START

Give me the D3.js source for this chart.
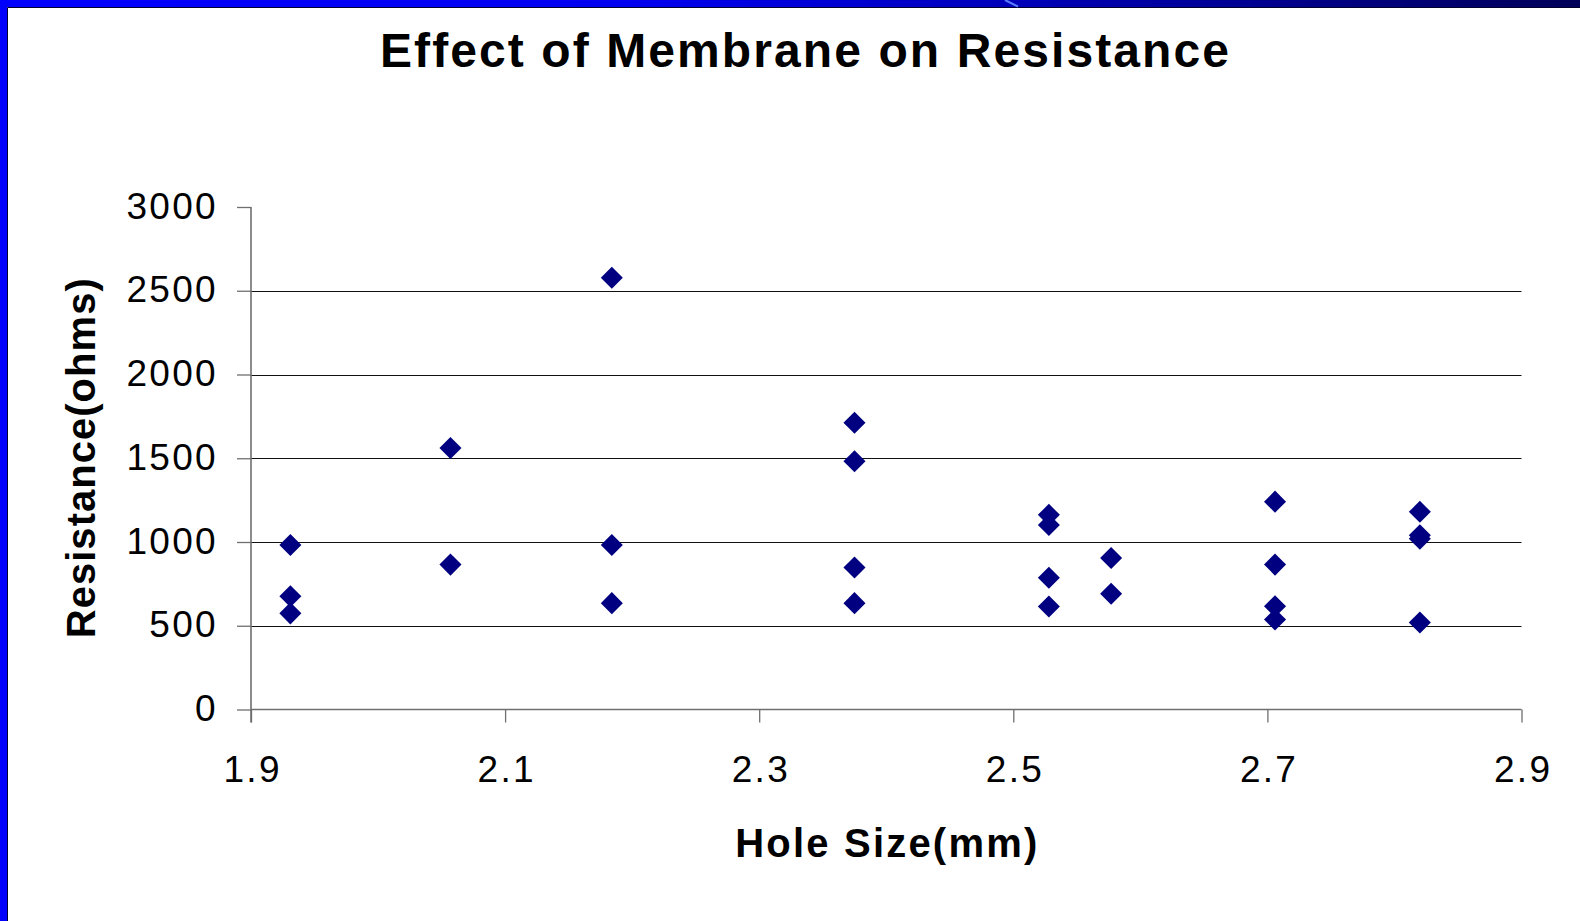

END
START

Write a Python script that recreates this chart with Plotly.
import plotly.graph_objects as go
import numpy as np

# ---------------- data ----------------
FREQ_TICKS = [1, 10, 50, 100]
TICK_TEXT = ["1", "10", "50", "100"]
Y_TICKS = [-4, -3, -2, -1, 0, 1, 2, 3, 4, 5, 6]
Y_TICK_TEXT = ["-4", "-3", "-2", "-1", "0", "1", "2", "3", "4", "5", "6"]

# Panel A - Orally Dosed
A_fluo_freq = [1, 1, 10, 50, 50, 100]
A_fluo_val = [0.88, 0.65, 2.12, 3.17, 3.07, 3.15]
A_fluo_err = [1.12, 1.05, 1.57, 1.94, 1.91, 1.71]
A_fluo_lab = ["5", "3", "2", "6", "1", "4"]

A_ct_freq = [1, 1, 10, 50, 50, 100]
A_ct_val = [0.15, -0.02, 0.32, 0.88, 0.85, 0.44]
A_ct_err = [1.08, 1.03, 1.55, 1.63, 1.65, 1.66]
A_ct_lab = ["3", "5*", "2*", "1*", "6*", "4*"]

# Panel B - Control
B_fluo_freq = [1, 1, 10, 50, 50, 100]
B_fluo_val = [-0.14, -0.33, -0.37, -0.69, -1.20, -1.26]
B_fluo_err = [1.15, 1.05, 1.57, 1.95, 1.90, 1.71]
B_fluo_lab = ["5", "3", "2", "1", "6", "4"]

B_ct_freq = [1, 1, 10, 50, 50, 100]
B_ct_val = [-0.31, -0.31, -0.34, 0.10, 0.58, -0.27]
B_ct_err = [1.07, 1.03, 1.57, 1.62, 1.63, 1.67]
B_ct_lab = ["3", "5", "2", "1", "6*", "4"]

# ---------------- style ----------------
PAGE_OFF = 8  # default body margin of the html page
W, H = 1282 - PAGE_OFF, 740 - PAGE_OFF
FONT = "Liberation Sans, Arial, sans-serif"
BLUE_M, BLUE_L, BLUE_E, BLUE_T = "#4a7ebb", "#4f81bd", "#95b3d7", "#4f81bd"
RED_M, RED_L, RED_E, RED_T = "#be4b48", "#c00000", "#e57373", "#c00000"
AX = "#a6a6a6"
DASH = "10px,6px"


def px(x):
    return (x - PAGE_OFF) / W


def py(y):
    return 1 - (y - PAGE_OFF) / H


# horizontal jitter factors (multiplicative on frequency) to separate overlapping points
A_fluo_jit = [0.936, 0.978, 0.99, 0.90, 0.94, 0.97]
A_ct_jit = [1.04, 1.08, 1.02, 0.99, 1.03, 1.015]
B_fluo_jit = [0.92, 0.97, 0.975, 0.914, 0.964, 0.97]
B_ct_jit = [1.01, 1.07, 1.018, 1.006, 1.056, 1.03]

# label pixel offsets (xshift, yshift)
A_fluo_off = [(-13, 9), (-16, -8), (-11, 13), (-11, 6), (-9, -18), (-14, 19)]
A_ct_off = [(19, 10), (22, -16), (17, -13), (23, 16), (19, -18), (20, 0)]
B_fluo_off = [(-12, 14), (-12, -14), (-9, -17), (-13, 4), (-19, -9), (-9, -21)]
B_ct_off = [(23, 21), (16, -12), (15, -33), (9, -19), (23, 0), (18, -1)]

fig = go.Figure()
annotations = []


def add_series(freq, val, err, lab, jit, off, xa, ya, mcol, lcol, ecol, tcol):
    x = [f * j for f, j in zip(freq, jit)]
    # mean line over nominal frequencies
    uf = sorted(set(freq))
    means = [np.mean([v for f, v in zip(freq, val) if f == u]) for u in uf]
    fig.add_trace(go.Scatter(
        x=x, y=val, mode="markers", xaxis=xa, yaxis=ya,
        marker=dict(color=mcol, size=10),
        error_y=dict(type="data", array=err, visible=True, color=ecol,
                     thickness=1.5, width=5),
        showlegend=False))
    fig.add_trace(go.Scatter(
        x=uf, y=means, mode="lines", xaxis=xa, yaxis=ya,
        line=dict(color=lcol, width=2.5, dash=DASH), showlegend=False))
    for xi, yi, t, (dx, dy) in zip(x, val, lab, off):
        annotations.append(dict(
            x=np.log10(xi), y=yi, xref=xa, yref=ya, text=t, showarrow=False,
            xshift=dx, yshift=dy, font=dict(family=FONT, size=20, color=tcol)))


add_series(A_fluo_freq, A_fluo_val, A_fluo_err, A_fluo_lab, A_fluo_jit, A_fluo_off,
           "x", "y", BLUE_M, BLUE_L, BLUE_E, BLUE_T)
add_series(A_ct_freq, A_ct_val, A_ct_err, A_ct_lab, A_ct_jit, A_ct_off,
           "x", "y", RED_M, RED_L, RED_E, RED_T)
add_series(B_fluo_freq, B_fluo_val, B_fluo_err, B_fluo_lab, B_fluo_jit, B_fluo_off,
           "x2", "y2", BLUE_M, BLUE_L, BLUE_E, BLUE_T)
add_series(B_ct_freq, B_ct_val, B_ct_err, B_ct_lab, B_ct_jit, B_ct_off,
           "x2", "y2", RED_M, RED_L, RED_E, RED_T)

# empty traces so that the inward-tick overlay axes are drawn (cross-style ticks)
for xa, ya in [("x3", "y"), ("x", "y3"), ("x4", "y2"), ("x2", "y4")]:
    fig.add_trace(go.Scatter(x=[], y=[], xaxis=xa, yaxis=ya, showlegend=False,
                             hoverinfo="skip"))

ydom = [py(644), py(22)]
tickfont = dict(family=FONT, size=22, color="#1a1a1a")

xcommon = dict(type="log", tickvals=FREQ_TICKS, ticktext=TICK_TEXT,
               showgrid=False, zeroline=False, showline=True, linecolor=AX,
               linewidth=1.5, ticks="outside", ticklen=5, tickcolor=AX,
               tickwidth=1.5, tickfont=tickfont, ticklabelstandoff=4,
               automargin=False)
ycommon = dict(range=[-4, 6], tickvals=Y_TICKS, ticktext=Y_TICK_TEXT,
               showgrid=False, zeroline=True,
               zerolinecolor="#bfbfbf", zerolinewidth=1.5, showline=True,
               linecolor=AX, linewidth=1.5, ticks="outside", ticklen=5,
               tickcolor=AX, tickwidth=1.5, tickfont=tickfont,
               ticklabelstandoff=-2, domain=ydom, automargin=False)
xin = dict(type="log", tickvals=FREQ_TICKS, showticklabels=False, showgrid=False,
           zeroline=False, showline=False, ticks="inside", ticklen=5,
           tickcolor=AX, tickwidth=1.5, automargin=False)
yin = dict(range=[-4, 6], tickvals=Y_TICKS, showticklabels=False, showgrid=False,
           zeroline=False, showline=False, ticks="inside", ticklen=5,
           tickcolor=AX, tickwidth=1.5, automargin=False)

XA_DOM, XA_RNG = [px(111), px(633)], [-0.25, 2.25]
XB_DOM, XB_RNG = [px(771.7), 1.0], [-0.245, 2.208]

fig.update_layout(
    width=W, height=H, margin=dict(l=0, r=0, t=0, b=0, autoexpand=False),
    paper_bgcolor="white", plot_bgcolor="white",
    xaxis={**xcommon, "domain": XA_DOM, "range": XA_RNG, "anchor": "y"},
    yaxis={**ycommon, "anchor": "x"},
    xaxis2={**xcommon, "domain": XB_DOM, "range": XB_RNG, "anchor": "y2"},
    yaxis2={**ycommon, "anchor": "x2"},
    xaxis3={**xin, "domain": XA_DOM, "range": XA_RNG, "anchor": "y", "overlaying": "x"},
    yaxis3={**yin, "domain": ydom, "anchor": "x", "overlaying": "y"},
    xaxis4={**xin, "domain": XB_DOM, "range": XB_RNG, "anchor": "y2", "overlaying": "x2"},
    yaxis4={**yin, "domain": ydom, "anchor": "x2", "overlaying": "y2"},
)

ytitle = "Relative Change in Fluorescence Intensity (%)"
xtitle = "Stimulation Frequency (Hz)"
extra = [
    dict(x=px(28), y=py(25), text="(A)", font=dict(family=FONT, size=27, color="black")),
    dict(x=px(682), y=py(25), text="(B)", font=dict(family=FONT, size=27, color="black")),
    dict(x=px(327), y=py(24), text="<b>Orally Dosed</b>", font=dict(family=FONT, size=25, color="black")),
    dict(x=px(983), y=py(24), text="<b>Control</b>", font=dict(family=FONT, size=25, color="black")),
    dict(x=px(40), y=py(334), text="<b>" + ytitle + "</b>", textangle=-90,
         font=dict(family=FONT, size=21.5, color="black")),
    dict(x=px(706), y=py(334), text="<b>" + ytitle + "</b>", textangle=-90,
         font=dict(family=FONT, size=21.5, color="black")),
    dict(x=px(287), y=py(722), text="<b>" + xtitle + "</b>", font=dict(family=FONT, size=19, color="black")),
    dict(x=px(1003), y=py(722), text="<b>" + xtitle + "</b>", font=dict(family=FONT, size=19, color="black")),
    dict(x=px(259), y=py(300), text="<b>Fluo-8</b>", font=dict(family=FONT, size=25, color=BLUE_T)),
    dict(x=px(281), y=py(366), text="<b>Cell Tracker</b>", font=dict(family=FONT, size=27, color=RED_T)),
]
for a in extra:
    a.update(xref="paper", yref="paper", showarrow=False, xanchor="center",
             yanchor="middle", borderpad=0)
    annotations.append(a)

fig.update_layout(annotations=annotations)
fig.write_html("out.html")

END
START

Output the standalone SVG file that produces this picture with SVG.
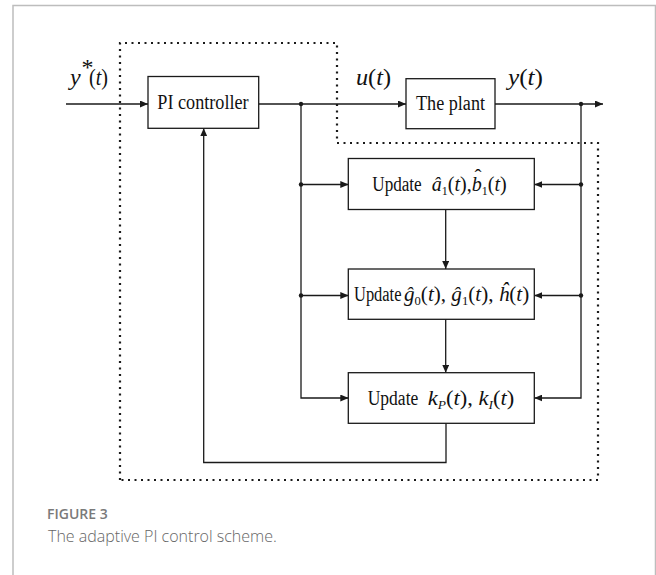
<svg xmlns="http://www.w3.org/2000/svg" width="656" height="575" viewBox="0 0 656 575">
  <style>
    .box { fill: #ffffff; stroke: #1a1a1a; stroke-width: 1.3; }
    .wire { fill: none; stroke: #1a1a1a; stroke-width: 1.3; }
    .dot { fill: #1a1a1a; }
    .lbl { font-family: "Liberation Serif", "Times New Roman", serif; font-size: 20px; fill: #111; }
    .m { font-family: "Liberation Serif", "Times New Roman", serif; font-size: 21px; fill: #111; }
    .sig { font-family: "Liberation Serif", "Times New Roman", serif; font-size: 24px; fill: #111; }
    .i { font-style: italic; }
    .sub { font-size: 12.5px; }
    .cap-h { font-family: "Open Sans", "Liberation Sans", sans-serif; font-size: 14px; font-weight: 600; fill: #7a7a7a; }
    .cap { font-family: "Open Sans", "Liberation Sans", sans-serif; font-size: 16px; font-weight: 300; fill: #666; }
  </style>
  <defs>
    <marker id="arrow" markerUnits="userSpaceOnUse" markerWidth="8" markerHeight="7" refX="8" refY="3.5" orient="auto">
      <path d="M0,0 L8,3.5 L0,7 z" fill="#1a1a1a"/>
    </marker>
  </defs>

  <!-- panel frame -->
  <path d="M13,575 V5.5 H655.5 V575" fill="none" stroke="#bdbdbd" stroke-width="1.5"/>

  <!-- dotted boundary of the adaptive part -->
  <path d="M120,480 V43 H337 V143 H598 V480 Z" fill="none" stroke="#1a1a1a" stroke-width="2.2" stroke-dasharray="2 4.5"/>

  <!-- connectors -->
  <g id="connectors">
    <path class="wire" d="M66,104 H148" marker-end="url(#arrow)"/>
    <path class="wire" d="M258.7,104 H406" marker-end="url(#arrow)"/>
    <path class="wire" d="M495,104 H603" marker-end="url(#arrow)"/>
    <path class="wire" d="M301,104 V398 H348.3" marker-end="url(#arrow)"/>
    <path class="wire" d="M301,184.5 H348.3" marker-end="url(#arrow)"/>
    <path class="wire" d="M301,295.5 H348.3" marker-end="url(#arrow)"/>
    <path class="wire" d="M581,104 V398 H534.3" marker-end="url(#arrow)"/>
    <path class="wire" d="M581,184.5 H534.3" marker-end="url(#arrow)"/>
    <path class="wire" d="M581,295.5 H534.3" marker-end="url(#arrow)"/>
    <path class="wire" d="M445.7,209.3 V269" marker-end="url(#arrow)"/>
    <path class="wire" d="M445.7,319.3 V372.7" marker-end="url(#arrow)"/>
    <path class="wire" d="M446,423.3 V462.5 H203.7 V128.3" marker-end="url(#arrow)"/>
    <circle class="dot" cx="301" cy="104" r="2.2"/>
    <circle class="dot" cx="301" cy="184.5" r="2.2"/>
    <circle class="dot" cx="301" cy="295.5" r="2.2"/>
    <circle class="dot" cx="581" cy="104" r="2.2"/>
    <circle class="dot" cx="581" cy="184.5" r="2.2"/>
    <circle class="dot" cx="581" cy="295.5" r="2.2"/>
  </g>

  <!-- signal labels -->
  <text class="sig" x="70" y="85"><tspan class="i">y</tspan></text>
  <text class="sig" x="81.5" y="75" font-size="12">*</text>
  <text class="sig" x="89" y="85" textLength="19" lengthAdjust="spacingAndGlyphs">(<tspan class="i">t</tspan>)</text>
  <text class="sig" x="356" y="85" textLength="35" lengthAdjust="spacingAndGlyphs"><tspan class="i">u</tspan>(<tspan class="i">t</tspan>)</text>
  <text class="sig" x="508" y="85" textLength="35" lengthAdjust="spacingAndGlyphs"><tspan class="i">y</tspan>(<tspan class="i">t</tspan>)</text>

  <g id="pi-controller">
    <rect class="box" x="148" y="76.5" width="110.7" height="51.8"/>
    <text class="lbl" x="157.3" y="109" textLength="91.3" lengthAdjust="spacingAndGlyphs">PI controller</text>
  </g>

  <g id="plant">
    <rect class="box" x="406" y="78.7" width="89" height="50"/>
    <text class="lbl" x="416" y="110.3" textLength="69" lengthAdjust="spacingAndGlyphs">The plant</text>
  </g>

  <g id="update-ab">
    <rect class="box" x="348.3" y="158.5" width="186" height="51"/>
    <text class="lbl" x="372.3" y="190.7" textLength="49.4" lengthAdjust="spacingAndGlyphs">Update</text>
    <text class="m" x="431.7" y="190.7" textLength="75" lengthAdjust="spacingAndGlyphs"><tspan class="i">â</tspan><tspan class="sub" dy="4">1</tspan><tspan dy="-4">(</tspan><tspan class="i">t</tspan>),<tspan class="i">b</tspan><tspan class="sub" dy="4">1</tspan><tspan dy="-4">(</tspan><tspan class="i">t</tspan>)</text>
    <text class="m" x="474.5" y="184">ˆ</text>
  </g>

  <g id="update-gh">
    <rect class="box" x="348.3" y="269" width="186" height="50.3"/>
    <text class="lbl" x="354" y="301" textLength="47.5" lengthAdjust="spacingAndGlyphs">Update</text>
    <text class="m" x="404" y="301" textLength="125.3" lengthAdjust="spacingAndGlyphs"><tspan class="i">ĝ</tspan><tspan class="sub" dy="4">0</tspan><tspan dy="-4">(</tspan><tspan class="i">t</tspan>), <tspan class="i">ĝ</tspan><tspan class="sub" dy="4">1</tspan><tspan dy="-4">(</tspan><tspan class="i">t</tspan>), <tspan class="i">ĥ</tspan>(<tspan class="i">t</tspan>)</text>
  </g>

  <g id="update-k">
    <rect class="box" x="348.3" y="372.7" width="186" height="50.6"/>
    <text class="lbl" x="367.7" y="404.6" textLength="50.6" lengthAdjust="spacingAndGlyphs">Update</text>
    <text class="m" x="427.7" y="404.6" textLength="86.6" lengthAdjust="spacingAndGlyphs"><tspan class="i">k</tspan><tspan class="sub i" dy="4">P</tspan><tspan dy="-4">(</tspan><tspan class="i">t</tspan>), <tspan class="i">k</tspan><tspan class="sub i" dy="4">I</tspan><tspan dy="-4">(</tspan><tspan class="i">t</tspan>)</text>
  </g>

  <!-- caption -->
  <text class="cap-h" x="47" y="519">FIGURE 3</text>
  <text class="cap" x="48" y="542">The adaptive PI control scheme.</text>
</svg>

END

- _What is needed_
From the line with "Write a Python" through the line with "B_ct_jit = [1.01, 1.07, 1.018, 1.006, 1.056, 1.03]", set down every line exactly and nothing besides.

- _Response to this exercise_
Write a Python script that recreates this chart with Plotly.
import plotly.graph_objects as go
import numpy as np

# ---------------- data ----------------
FREQ_TICKS = [1, 10, 50, 100]
TICK_TEXT = ["1", "10", "50", "100"]
Y_TICKS = [-4, -3, -2, -1, 0, 1, 2, 3, 4, 5, 6]
Y_TICK_TEXT = ["-4", "-3", "-2", "-1", "0", "1", "2", "3", "4", "5", "6"]

# Panel A - Orally Dosed
A_fluo_freq = [1, 1, 10, 50, 50, 100]
A_fluo_val = [0.88, 0.65, 2.12, 3.17, 3.07, 3.15]
A_fluo_err = [1.12, 1.05, 1.57, 1.94, 1.91, 1.71]
A_fluo_lab = ["5", "3", "2", "6", "1", "4"]

A_ct_freq = [1, 1, 10, 50, 50, 100]
A_ct_val = [0.15, -0.02, 0.32, 0.88, 0.85, 0.44]
A_ct_err = [1.08, 1.03, 1.55, 1.63, 1.65, 1.66]
A_ct_lab = ["3", "5*", "2*", "1*", "6*", "4*"]

# Panel B - Control
B_fluo_freq = [1, 1, 10, 50, 50, 100]
B_fluo_val = [-0.14, -0.33, -0.37, -0.69, -1.20, -1.26]
B_fluo_err = [1.15, 1.05, 1.57, 1.95, 1.90, 1.71]
B_fluo_lab = ["5", "3", "2", "1", "6", "4"]

B_ct_freq = [1, 1, 10, 50, 50, 100]
B_ct_val = [-0.31, -0.31, -0.34, 0.10, 0.58, -0.27]
B_ct_err = [1.07, 1.03, 1.57, 1.62, 1.63, 1.67]
B_ct_lab = ["3", "5", "2", "1", "6*", "4"]

# ---------------- style ----------------
PAGE_OFF = 8  # default body margin of the html page
W, H = 1282 - PAGE_OFF, 740 - PAGE_OFF
FONT = "Liberation Sans, Arial, sans-serif"
BLUE_M, BLUE_L, BLUE_E, BLUE_T = "#4a7ebb", "#4f81bd", "#95b3d7", "#4f81bd"
RED_M, RED_L, RED_E, RED_T = "#be4b48", "#c00000", "#e57373", "#c00000"
AX = "#a6a6a6"
DASH = "10px,6px"


def px(x):
    return (x - PAGE_OFF) / W


def py(y):
    return 1 - (y - PAGE_OFF) / H


# horizontal jitter factors (multiplicative on frequency) to separate overlapping points
A_fluo_jit = [0.936, 0.978, 0.99, 0.90, 0.94, 0.97]
A_ct_jit = [1.04, 1.08, 1.02, 0.99, 1.03, 1.015]
B_fluo_jit = [0.92, 0.97, 0.975, 0.914, 0.964, 0.97]
B_ct_jit = [1.01, 1.07, 1.018, 1.006, 1.056, 1.03]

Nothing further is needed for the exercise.